毎年発表されているサッカークラブの収入における長者番付、といえば世界的な監査法人・デロイト社が発表しているフットボール・マネーリーグです。先日昨シーズンの分がまとまり、発表されました。

22~23年シーズンのサッカークラブの収入ランキングは、レアル・マドリード(スペイン)が8億3140万ユーロ(約1338億円)で5シーズンぶりに首位に返り咲き、ここ数年首位を走っていたイングランド・プレミアリーグのマンチェスター・シティーは8億2590万ユーロ(約1329億円)で2位、3位にはフランス・リーグアンのパリ・サンジェルマンが8億180万ユーロ(約1290億円)という順位になりました。日本人所属クラブでは遠藤選手が所属する、クロップ監督辞任のニュースが流れたイングランドのリバプールは6億8290万ユーロ(約1099億円)で7位に、冨安選手所属のアーセナルは5億3260万ユーロ(約857億円)で10位。三笘選手のブライトンは2億3130万ユーロ(約372億円)で前季と同じ23位。ドイツでは長谷部誠選手が所属のフランクフルトが2億9350万ユーロ(約472億円)で16位でした。

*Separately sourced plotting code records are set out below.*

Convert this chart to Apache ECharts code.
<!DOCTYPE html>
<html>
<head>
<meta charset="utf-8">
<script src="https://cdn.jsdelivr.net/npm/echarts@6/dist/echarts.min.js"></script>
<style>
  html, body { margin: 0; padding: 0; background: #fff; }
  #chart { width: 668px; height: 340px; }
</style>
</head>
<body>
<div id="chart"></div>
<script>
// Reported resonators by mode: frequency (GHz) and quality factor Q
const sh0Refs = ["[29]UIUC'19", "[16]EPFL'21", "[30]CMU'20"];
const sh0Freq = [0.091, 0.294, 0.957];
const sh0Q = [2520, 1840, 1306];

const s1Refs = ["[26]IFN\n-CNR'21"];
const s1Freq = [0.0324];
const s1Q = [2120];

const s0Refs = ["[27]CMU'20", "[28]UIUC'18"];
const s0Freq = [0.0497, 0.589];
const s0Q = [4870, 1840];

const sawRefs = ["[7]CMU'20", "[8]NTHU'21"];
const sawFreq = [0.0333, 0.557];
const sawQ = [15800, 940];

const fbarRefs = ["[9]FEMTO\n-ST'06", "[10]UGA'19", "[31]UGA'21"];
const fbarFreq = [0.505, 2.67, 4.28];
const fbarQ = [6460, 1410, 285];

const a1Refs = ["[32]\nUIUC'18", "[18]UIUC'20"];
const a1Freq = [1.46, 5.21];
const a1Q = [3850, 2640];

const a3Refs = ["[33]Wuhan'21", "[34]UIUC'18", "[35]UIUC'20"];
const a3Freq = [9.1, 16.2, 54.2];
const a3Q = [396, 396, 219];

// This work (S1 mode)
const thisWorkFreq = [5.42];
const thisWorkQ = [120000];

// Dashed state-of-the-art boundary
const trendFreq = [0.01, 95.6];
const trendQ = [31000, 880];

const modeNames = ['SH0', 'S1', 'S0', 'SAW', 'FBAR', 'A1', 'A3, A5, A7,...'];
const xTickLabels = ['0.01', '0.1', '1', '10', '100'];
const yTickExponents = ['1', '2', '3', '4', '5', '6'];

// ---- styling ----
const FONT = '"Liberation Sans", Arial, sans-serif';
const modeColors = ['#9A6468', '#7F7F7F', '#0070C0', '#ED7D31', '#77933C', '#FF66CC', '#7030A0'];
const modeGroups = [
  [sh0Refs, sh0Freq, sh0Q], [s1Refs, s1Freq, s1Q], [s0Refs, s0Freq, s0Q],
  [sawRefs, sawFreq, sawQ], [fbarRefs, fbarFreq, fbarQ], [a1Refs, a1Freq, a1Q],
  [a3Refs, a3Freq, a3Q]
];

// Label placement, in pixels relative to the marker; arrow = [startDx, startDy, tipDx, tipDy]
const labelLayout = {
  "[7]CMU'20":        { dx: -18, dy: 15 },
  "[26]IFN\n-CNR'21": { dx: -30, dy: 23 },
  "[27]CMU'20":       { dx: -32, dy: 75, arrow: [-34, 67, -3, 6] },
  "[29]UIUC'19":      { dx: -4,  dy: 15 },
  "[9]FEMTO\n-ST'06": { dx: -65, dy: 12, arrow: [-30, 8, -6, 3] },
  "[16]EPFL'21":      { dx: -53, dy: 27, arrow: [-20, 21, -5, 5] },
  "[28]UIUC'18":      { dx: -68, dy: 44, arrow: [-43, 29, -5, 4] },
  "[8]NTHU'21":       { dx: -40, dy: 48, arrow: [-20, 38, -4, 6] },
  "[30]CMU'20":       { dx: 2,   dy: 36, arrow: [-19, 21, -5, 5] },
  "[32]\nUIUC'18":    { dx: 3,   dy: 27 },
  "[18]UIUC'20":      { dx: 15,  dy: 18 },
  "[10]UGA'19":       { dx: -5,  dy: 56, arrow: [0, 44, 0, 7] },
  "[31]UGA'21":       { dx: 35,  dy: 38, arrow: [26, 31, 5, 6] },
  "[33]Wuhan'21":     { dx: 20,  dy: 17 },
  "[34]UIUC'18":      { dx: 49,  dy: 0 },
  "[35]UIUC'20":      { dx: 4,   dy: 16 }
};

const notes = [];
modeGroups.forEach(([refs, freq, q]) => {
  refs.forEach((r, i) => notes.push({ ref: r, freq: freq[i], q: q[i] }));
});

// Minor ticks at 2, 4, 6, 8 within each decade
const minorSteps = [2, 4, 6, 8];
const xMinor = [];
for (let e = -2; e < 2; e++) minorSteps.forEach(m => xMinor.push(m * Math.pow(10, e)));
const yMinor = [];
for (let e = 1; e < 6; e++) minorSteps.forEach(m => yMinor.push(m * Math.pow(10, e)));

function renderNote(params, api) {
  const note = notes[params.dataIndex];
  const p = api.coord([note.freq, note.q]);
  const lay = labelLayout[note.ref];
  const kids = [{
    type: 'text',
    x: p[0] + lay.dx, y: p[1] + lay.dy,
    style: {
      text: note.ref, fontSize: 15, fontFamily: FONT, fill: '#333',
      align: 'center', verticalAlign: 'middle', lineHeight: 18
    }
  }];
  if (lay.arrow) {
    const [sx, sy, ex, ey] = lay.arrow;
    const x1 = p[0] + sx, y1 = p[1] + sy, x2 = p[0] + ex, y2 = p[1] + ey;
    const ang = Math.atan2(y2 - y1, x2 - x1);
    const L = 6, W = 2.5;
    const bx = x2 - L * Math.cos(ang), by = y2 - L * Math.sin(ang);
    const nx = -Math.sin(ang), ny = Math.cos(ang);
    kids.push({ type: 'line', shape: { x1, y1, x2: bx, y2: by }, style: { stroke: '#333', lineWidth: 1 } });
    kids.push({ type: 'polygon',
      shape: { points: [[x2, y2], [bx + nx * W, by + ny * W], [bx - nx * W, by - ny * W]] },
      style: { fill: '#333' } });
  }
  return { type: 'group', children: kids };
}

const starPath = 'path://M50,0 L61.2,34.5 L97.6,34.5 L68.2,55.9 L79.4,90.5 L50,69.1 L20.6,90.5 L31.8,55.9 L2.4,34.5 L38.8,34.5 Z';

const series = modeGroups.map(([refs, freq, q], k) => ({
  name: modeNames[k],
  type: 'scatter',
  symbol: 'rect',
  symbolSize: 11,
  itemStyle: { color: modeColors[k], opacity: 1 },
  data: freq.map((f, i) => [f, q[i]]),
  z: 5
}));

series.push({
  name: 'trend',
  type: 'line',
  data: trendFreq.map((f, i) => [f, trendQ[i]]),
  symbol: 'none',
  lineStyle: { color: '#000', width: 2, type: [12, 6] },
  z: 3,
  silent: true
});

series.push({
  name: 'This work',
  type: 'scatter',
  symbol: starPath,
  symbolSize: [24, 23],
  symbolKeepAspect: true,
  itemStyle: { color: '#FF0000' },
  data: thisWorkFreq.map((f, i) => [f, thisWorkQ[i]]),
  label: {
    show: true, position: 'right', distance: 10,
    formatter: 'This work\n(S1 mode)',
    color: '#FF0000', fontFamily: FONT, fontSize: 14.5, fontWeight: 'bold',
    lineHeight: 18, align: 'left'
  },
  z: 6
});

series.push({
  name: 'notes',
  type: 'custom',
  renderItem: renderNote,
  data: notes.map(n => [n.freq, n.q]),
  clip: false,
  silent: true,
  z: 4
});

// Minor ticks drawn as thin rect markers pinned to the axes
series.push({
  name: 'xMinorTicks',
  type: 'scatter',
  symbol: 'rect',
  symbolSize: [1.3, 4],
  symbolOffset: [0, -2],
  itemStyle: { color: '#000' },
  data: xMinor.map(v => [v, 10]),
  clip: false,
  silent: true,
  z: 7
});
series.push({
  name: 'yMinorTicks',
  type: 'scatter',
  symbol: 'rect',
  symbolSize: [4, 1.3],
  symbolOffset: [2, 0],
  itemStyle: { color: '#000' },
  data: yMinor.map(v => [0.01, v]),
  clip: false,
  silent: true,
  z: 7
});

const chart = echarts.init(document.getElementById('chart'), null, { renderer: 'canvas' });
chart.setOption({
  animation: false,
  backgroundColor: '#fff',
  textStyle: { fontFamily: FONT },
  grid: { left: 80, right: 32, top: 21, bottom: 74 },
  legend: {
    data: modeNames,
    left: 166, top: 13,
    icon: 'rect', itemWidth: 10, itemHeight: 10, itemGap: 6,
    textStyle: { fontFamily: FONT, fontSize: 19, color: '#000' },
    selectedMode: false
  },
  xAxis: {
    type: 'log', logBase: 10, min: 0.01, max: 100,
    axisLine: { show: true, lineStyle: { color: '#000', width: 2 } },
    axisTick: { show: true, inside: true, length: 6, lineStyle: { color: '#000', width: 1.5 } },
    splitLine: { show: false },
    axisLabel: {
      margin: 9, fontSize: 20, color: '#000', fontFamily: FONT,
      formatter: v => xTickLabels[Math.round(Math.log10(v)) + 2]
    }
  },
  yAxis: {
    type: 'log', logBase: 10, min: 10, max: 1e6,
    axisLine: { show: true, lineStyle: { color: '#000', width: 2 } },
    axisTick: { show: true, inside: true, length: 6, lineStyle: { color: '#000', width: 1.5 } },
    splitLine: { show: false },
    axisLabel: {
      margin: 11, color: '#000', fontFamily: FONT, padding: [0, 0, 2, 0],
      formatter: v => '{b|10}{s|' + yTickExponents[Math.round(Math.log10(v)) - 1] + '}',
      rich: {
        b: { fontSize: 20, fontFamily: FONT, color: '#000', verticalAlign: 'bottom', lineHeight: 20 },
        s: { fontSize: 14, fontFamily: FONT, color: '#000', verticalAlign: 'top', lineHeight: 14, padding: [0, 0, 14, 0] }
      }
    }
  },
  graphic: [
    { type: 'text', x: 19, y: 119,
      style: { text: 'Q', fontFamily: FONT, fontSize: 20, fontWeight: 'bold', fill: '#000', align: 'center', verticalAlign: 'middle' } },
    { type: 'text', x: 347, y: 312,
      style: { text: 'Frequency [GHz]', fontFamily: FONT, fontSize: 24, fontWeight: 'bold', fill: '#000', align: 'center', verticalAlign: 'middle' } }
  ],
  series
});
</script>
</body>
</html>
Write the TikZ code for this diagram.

1位に返り咲いたスペインのレアル・マドリードを見てみると、返り咲きの主な要因の一つとしてスタジアムの改築があります。革新的な要素を取り入れたスタジアムはまだ完成しておりませんが、ホームでのチケット販売は順調に伸びており、明らかに手に入りにくい状況に。シーズンオフのイベント利用やアメリカンスポーツの開催などすでに2、3年はスケジュールが埋まっている状況で、こちらはこちらで大盛況。500億円近くを突っ込みながら単年で回収するどころか大きな収益に繋げるとのこと。

そして2つ目に新選手の活躍です。新星・ジュード・ベリンガム選手などの若手選手の台頭・活躍もあり、シーズン当初から勝利を重ねていることもチケット高騰の要因です。CL3連覇時から気がつけばメンバーがガラリと変わっており、ベンゼマ、ロナウド、ベール、マルセロなどの中心だった選手がチームを去り、先に挙げたベリンガム、カマヴィンガ、チュアメニといった若手が新たに台頭。ギュレルや、昨日メディアに取り上げられましたがウクライナ人GKイリア・ボロシンの獲得に動くなど、超新星と呼ばれる次世代の選手獲得にも抜かりがありません。監督退任が発表されたバルセロナとは対照的な形になっており、しばらくはレアル・マドリードの優位が続きそうです。

潤沢な資金源を確保しつつあるレアル・マドリード。移籍市場でも更なる強化に動くことが予測され、とにかくやることなすことが全てポジティブに動いているように見えます。その前から資金は潤沢であったという見方もありますが、今シーズンになってからの売り上げ好調ぶりのきっかけとなった要因の一つはスタジアム改築であることには間違いありません。リバプールも監督退任が発表されましたが、スタジアム改築・チケット価格の見直しが何度もメディアで報じられております。新株主が報じられていたマンチェスターUも同様です。もしかしたらバルセロナの復活は新スタジアムによる新ビジネスの手腕によるところが大きく影響するのかもしれません。